Gasified (aerated) fluids, having two-phases, are commonly used in drilling operations, especially for achieving underbalanced conditions. While adjusting the flow rates for each phase, common application is to adjust liquid phase for proper cuttings transport, and to adjust gas phase for controlling bottomhole pressure. Unfortunately, each of these phases flow with relatively different local velocities, causing various flow patterns to occur, which leads to fluctuations in hole cleaning performance as well as frictional pressure losses. These flow patterns are influenced by hole inclination, geometry, and presence of cuttings.
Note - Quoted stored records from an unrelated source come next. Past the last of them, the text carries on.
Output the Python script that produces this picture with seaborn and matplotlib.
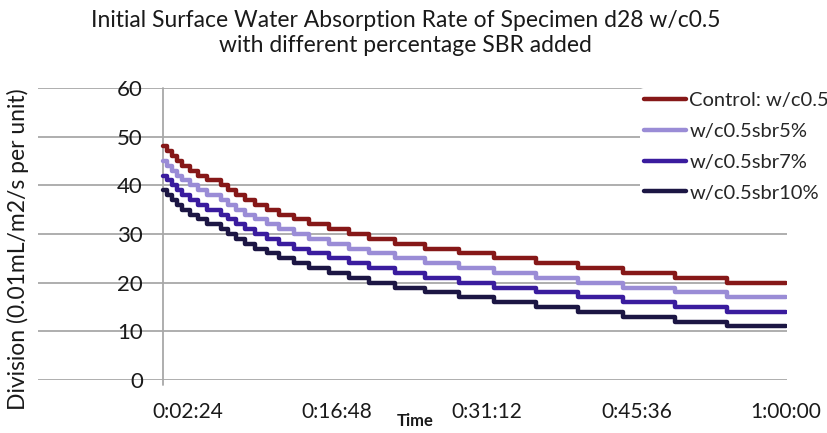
import matplotlib
matplotlib.use("Agg")
import matplotlib.pyplot as plt
import pandas as pd
import seaborn as sns

# time (minutes) of each reading where the stepped curves change
times = [0.0, 0.4, 0.9, 1.4, 1.9, 2.6, 3.4, 4.3, 5.6, 6.3, 7.1, 7.9, 8.9, 10.0, 11.2,
         12.6, 14.1, 16.0, 17.9, 19.9, 22.4, 25.3, 28.5, 31.9, 35.9, 40.0, 44.3,
         49.3, 54.3, 60.0]

control = [48, 47, 46, 45, 44, 43, 42, 41, 40, 39, 38, 37, 36, 35, 34, 33, 32, 31,
           30, 29, 28, 27, 26, 25, 24, 23, 22, 21, 20, 20]
sbr5 = [45, 44, 43, 42, 41, 40, 39, 38, 37, 36, 35, 34, 33, 32, 31, 30, 29, 28,
        27, 26, 25, 24, 23, 22, 21, 20, 19, 18, 17, 17]
sbr7 = [42, 41, 40, 39, 38, 37, 36, 35, 34, 33, 32, 31, 30, 29, 28, 27, 26, 25,
        24, 23, 22, 21, 20, 19, 18, 17, 16, 15, 14, 14]
sbr10 = [39, 38, 37, 36, 35, 34, 33, 32, 31, 30, 29, 28, 27, 26, 25, 24, 23, 22,
         21, 20, 19, 18, 17, 16, 15, 14, 13, 12, 11, 11]

series_names = ["Control: w/c0.5", "w/c0.5sbr5%", "w/c0.5sbr7%", "w/c0.5sbr10%"]
colors = ["#861818", "#9A8CD6", "#3A1C9E", "#1C1644"]

tick_times = [2.4, 16.8, 31.2, 45.6, 60.0]
tick_labels = ["0:02:24", "0:16:48", "0:31:12", "0:45:36", "1:00:00"]

frames = []
for name, vals in zip(series_names, [control, sbr5, sbr7, sbr10]):
    frames.append(pd.DataFrame({"time": times, "value": vals, "series": name}))
df = pd.concat(frames, ignore_index=True)

sns.set_theme(style="white")
plt.rcParams["font.family"] = ["Lato", "DejaVu Sans"]

fig = plt.figure(figsize=(8.28, 4.33), dpi=100)
ax = fig.add_axes([38 / 828, 1 - 380 / 433, 749 / 828, 292 / 433])

sns.lineplot(data=df, x="time", y="value", hue="series", palette=colors,
             hue_order=series_names, estimator=None, sort=False,
             drawstyle="steps-post", linewidth=3.2, ax=ax, zorder=3)

ax.set_xlim(-12.0, 60.1)
ax.set_ylim(0, 60)
ax.set_yticks(range(0, 61, 10))
ax.set_xticks(tick_times)
ax.set_xticklabels(tick_labels)
ax.grid(axis="y", color="#a8a8a8", linewidth=1.3)
ax.grid(axis="x", visible=False)
for s in ax.spines.values():
    s.set_visible(False)
ax.axvline(0, ymin=-0.017, ymax=1, color="#a8a8a8", linewidth=1.3, clip_on=False,
           zorder=2)

ax.tick_params(axis="y", length=0, pad=-75.6, labelsize=16, colors="#1a1a1a")
ax.tick_params(axis="x", length=0, pad=16, labelsize=15, colors="#1a1a1a")

ax.set_xlabel("Time", fontsize=12, fontweight="bold", color="#1a1a1a", va="top")
ax.xaxis.set_label_coords(0.503, -0.113)
ax.set_ylabel("Division (0.01mL/m2/s per unit)", fontsize=16.5, color="#1a1a1a")
ax.yaxis.set_label_coords(-0.012, 0.449)

fig.suptitle("Initial Surface Water Absorption Rate of Specimen d28 w/c0.5\n"
             "with different percentage SBR added",
             x=0.49, y=1 - 10 / 433, va="top", fontsize=16.5, linespacing=1.25,
             color="#1a1a1a")

leg = ax.legend(loc="upper left", bbox_to_anchor=(640 / 828, 1 - 88 / 433),
                bbox_transform=fig.transFigure, fontsize=14.5, frameon=True,
                facecolor="white", edgecolor="none", framealpha=1,
                handlelength=2.1, handletextpad=0.15, labelspacing=0.68,
                borderpad=0.2, borderaxespad=0)
for line in leg.get_lines():
    line.set_linewidth(3.2)

fig.savefig("out.png", dpi=100)
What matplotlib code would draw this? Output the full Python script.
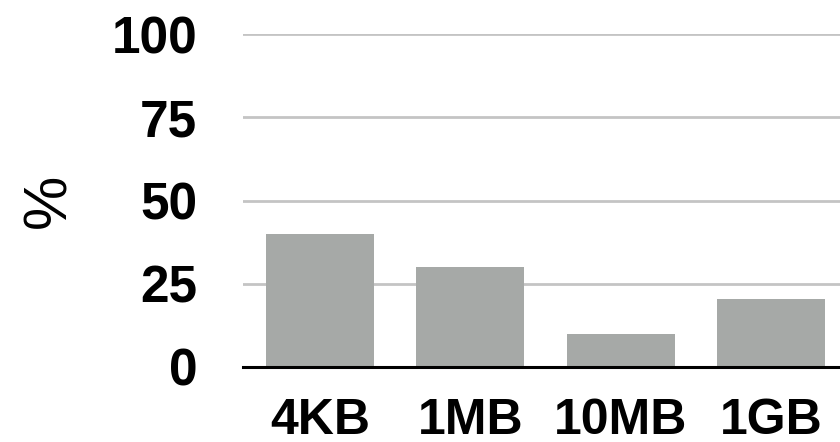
import matplotlib
matplotlib.use("Agg")
import matplotlib.pyplot as plt

categories = ["4KB", "1MB", "10MB", "1GB"]
values = [40, 30, 10, 20.3]
yticks = [0, 25, 50, 75, 100]

plt.rcParams['font.family'] = ['Liberation Sans', 'DejaVu Sans']

fig = plt.figure(figsize=(8.4, 4.42), dpi=100)
ax = fig.add_axes([243/840, 1-367/442, 1-243/840 + 5/840, (367-34)/442])

x = range(len(categories))
ax.bar(x, values, width=0.72, color="#a6a9a7", zorder=3)
ax.set_xlim(-0.51, 3.49)
ax.set_ylim(0, 100)
ax.set_yticks(yticks)
ax.set_yticklabels([str(t) for t in yticks], fontsize=37, fontweight='bold')
ax.set_xticks(list(x))
ax.set_xticklabels(categories, fontsize=36, fontweight='bold')
ax.tick_params(axis='y', length=0, pad=33)
ax.tick_params(axis='x', length=0, pad=22)
ax.yaxis.grid(True, color="#c4c4c4", linewidth=2, zorder=0)
ax.set_axisbelow(True)
for s in ["top", "right", "left"]:
    ax.spines[s].set_visible(False)
ax.spines["bottom"].set_color("black")
ax.spines["bottom"].set_linewidth(2.2)
ax.spines["bottom"].set_zorder(4)
ax.set_ylabel("%", fontsize=44, fontweight='normal', labelpad=24)

fig.savefig("out.png", dpi=100)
This study addresses the hydrodynamic behavior of two-phase drilling fluids in inclined section of wellbores with the presence of cuttings as a third phase with inner pipe rotation, considering eccentricity. Extensive experiments were conducted at a cuttings transport flow loop using air-water mixtures under a wide range of flow rates, rate of penetrations (ROPs), pipe rotations and hole inclinations. During the experiments, frictional pressure losses, in-situ flow rates for each phase, ROP, inclination and pipe rotation speed were recorded. The experimental data was also used to investigate the cuttings transport mechanisms.
A comprehensive mechanistic model was developed for determining the frictional pressure losses and hole cleaning performance of two-phase drilling fluids based on the experimental observations. It has been concluded that the proposed model is estimating the frictional pressure losses reasonably accurate when compared with the measured values.